**Exercise prompt:**
Give back, exactly as it appears, the run of lines opening with the one containing "Emit a Python" and closing with the one containing "import numpy as np". Nothing outside that run should appear.

**Input rows:**
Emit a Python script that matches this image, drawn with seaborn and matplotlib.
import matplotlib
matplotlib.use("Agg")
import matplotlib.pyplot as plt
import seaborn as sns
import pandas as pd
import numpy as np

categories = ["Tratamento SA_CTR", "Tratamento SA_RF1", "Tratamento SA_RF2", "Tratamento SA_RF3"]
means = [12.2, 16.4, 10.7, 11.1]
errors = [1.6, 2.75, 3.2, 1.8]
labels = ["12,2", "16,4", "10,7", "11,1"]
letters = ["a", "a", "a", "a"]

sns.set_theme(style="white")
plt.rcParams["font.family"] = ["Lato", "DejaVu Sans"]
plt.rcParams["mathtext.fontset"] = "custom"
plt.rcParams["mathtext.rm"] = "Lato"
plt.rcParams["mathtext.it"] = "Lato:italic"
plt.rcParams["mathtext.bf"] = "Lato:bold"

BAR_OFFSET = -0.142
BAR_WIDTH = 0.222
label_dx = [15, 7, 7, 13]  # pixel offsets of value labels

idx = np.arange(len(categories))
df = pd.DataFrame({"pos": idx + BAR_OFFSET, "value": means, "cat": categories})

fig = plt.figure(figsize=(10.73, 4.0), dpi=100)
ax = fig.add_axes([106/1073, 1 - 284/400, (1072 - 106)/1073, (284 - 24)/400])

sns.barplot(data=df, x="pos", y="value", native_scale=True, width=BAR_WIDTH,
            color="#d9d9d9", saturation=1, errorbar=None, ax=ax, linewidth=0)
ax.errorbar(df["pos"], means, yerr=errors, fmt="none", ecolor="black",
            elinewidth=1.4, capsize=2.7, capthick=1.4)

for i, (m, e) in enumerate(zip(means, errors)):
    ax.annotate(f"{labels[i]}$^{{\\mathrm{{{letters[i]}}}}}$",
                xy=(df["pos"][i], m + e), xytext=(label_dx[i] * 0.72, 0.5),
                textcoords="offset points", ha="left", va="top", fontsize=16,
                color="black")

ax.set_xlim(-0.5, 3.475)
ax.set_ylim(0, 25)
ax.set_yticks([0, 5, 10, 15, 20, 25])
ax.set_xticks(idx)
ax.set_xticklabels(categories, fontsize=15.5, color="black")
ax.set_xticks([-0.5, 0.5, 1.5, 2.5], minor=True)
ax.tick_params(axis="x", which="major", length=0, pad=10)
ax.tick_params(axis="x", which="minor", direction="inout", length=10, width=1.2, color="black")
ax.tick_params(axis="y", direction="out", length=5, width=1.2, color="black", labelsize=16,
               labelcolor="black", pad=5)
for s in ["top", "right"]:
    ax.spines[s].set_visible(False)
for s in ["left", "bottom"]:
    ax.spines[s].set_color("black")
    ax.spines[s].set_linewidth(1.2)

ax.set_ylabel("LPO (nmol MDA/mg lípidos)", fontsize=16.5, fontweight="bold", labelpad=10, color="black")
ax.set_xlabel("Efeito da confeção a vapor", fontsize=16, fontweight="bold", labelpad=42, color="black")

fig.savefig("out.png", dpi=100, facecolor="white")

* * *

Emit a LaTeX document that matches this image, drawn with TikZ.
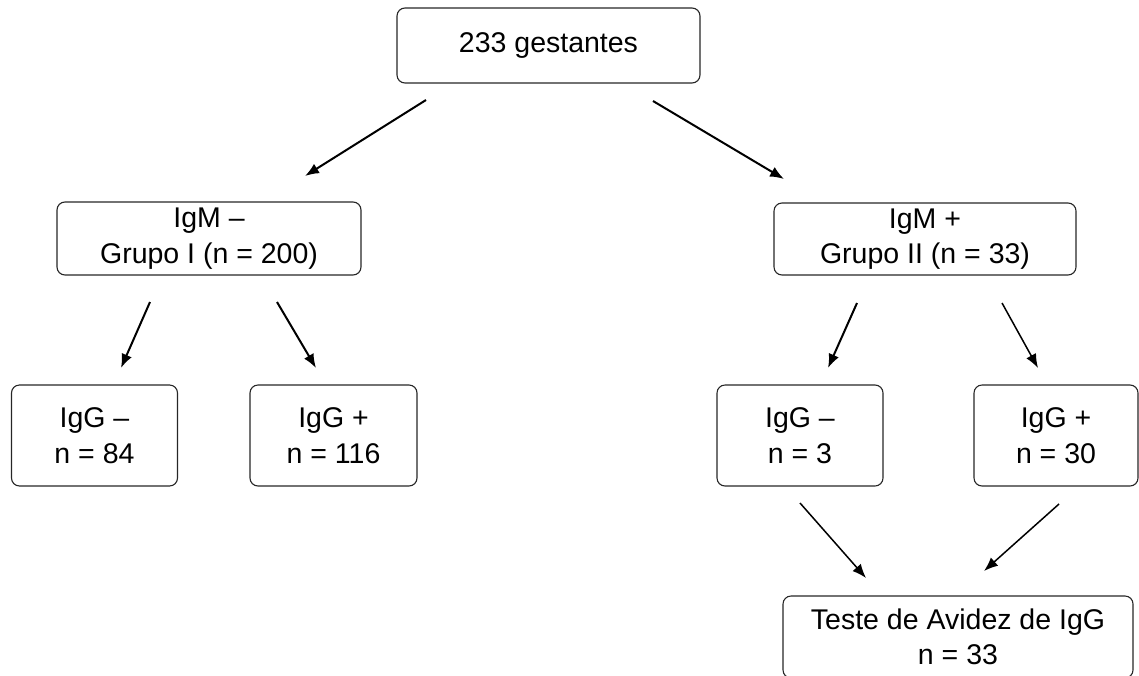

...

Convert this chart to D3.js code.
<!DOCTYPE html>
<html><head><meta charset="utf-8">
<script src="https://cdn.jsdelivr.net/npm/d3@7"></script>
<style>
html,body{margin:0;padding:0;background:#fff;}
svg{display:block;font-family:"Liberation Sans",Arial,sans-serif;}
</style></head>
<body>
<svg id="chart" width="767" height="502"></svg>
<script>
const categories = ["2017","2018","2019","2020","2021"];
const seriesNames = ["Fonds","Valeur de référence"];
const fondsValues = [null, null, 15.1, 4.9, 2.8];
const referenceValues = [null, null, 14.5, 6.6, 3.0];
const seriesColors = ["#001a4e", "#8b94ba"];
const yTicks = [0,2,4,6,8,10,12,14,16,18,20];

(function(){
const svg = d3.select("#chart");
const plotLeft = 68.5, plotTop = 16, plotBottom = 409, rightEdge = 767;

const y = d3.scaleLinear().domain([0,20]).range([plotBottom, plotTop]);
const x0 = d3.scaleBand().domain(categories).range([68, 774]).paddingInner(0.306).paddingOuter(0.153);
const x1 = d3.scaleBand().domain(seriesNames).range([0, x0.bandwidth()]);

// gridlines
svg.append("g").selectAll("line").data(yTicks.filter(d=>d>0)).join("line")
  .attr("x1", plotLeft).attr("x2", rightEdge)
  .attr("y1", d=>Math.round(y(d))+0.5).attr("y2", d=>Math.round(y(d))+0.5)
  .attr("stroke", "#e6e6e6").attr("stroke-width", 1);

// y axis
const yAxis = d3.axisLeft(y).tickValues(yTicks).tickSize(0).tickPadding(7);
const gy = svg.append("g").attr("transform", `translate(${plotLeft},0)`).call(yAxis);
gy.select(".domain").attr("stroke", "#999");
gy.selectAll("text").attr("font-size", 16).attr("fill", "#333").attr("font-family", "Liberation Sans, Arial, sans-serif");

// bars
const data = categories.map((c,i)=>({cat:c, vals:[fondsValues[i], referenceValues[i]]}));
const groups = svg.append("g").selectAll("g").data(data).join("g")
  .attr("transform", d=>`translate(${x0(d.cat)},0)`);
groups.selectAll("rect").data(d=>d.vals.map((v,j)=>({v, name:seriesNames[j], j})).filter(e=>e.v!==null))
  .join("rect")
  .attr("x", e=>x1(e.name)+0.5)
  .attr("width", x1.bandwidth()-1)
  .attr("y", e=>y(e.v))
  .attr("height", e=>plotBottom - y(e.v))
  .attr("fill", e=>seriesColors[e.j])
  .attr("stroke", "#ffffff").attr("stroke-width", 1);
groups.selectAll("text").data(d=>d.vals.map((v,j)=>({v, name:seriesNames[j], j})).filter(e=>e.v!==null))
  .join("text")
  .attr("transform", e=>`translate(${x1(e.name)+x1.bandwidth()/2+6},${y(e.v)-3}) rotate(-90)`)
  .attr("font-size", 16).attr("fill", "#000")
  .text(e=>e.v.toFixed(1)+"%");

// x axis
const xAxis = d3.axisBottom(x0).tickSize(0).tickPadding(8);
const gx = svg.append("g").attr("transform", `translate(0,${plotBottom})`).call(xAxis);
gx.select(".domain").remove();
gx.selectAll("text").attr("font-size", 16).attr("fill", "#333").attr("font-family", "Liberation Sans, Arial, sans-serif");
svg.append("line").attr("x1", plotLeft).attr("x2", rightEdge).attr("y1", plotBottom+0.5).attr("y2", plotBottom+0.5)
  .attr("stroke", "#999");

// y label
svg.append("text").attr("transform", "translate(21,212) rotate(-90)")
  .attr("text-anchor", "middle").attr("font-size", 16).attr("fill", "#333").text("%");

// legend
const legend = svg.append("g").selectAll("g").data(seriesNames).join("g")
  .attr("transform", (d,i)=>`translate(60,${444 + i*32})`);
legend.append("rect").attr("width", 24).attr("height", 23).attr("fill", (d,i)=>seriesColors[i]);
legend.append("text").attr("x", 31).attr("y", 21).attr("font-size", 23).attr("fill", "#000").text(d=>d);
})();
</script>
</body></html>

**Correct output:**
Emit a Python script that matches this image, drawn with seaborn and matplotlib.
import matplotlib
matplotlib.use("Agg")
import matplotlib.pyplot as plt
import seaborn as sns
import pandas as pd
import numpy as np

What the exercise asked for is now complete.